Circular Maze

Description

This environment is a generalization of the Circular Maze POMDP described in Finding Approximate POMDP solutions Through Belief Compression.[1] The world consists of n_corridor 1D circular corridors that each have corridor_length states. The robot spawns in a random corridor. It must determine which corridor its in, navigate to the proper goal state, and finally declare that it has finished.

Figure from Finding Approximate POMDP solutions Through Belief Compression.

Action Space

Transitions left and right are noisy and non-deterministic. Transition probabilities are from a discrete von Mises distribution with unit concentration and mean at the target state.

NumActionDescription
1CMAZE_LEFTMove left with von Mises noise.
2CMAZE_RIGHTMove right with von Mises noise.
3CMAZE_SENSE_CORRIDORObserve the current corridor.
4CMAZE_DECLARE_GOALEnds the episode. Receive r_findgoal if at the goal.

State Space

The (ordered) state space is an array of all CircularMazeStates and a terminalstate: [CircularMaze(1, 1), ..., CircularMaze(n_corridors, corridor_length), TerminalState()].

Observation Space

The observation space is the union of the state space and 1:n_corridors. If the robot picks CMAZE_SENSE_CORRIDOR, they observe the index of the current corridor. Otherwise, they observe their current state with von Mises noise.

Rewards

The goal is to navigate to the correct goal state for the given corridor and then to declare the goal once arrived. If the robot correctly declares the goal, it receives r_findgoal. It incurs a r_timestep_penalty for every timestep it does not reach the goal. By default r_findgoal is 1 and r_timestep_penalty is 0.

Starting State

The initial state is sampled from a repeated, discrete von Mises distribution each with a concentration at the center of the hallway.

Episode End

The episode terminates once the robot declares the goal CMAZE_DECLARE_GOAL regardless of whether the robot is correct.

Documentation

CompressedBeliefMDPs.CircularMazeType
CircularMaze(n_corridors::Integer, corridor_length::Integer, discount::Float64, r_findgoal::Float64, r_timestep_penalty::Float64)
CircularMaze(n_corridors::Integer, corridor_length::Integer; kwargs...)
CircularMaze()

A POMDP representing a circular maze environment.

Fields

  • n_corridors::Integer: Number of corridors in the circular maze.
  • corridor_length::Integer: Length of each corridor.
  • probabilities::AbstractArray: Probability masses for creating von Mises distributions.
  • center::Integer: The central position in the maze.
  • discount::Float64: Discount factor for future rewards.
  • r_findgoal::Float64: Reward for finding the goal.
  • r_timestep_penalty::Float64: Penalty for each timestep taken.
  • states::AbstractArray: Array of all possible states in the maze.
  • goals::AbstractArray: Array of goal states in the maze.

Example

using CompressedBeliefMDPs

n_corridors = 8
corridor_length = 25
maze = CircularMaze(n_corridors, corridor_length)
source
CompressedBeliefMDPs.CircularMazeStateType
CircularMazeState(corridor::Integer, x::Integer)

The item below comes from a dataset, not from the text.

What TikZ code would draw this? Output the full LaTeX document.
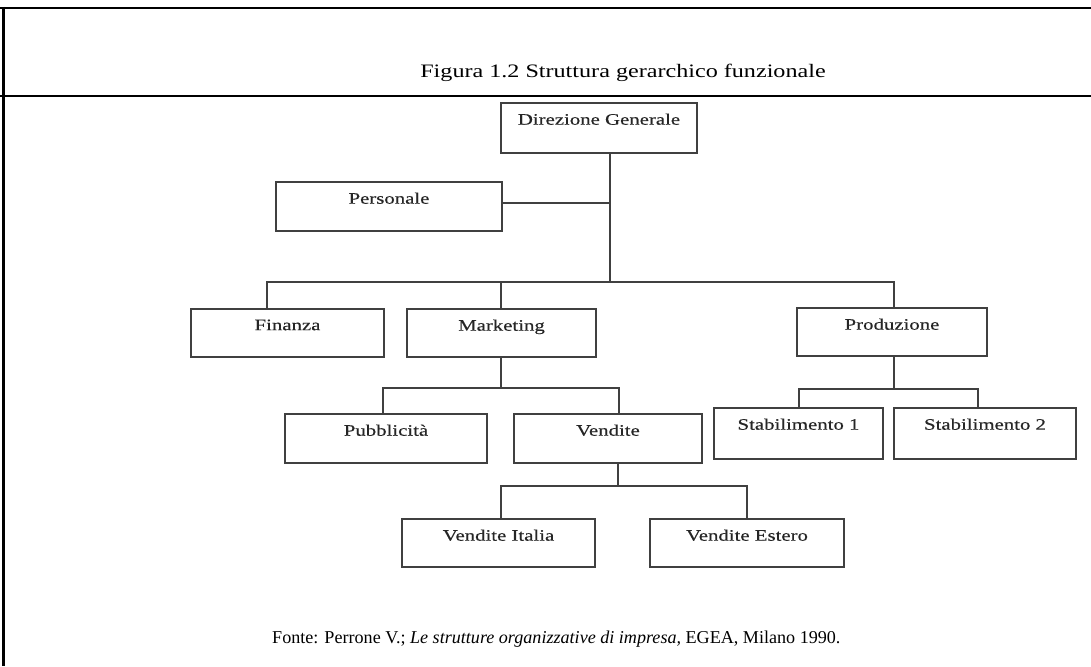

The CircularMazeState struct represents the state of an agent in a circular maze.

Fields

  • corridor::Integer: The corridor number. The value ranges from 1 to n_corridors.
  • x::Integer: The position of the state within the corridor. The value ranges from 1 to the corridor_length.
source
  • 1Roy doesn't actually name his toy environment. For the original environment details, see the "PCA Performance" subsection on page 8.